Emerald Nuts Midnight Run (4m) 1/1/12
Coogan's Salsa, Blues, and Shamrocks Run (5k) 3/4/12
Colon Cancer Challenge (15k) 4/1/12
Purple Stride NYC (5k) 4/21/12
Run to Combat Autism (5k) 4/29/12
RnR Philadelphia (Half Marathon) 9/16/12
Ok and if you blacked out and he had sex with you...that's called RAPE!
No one is going to tell it is going to be okay because, like all the previous posts said, you cheated on your husband less than 2 months into your marriage. NO WHERE IS THAT OK! Marriage is hard and it's monotonous. Yes I have only been married a few months, but it's been work so far! H and I worked really hard to get to this point. It's not all fairy tales and romance and I'm just starting out! I really and truly think you need to annul this marriage and you need to get counseling for yourself. Personal beliefs aside, it doesn't sound like you were mentally or emotionally prepared for "married life." You obviously lack the skills to communicate your needs, wants, and concerns with your H...the person you are supposed to confide in. Cut your losses, learn from your mistakes, and do some growing up.
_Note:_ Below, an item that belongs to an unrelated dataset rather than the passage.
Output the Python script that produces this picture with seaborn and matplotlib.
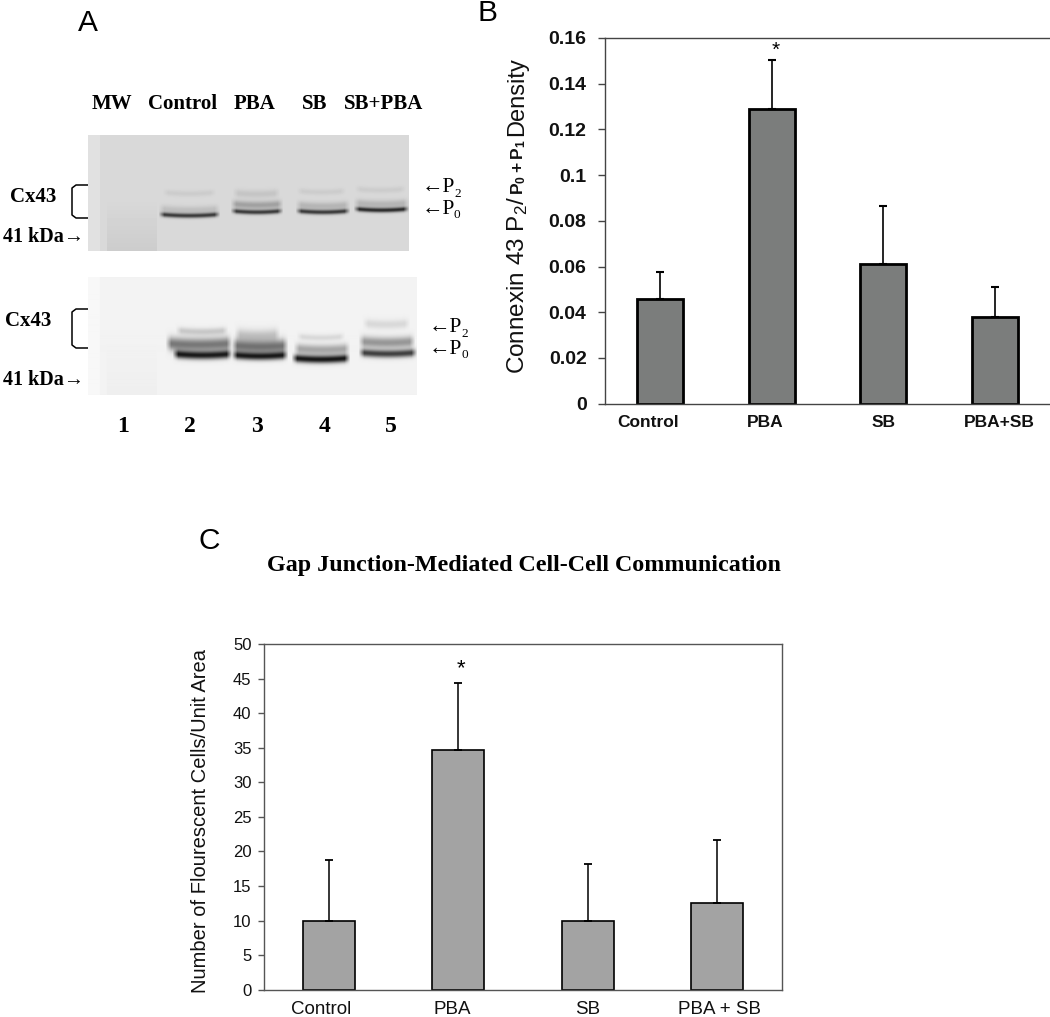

Your problem is not the age you got together, or the age difference between you two, or the age you were married at.
Your problem is that you have no idea what a marriage is, how one operates, or how to keep one together.
What's done is done. You married him. You cheated. Now decide if you want to cut and run-- people make mistakes-- or put on your big girl panties and quit running around like you are still on the same level as all your single friends. You may be young and inexperienced, but if you stay you are making a CHOICE to forego your right to act like a stupid, selfish young adult. I married at 21 knowing exactly what I was getting myself into, and it's just a shame you didn't do the same.
Married women do not get to run to other men when trouble hits the marriage. They don't get to drink too much "accidentally" and find themselves in a situation where they just "have" to stay at their ex's house (do your fingers not dial your husbands phone number, or a friend's, when you've had too much wine?). They don't get to choose not to communicate with their husbands about what is bothering them and why. If they do all these things, they will most certainly find themselves divorced women.
Get off The Nest RIGHT NOW and start looking for couples' counselors if you plan to stay.
Hello Friends,
Again, thank you for the help and support and.. kick in the pants I needed. I wanted to give you an update that my husband and I are going wonderful together and don't get me wrong it is still going to be bumpy but I know that we can get through anything.I have grown more then anything from all of this and I dont regret it makeing us stronger but there are better ways to get there for sure! Thank you again everyone!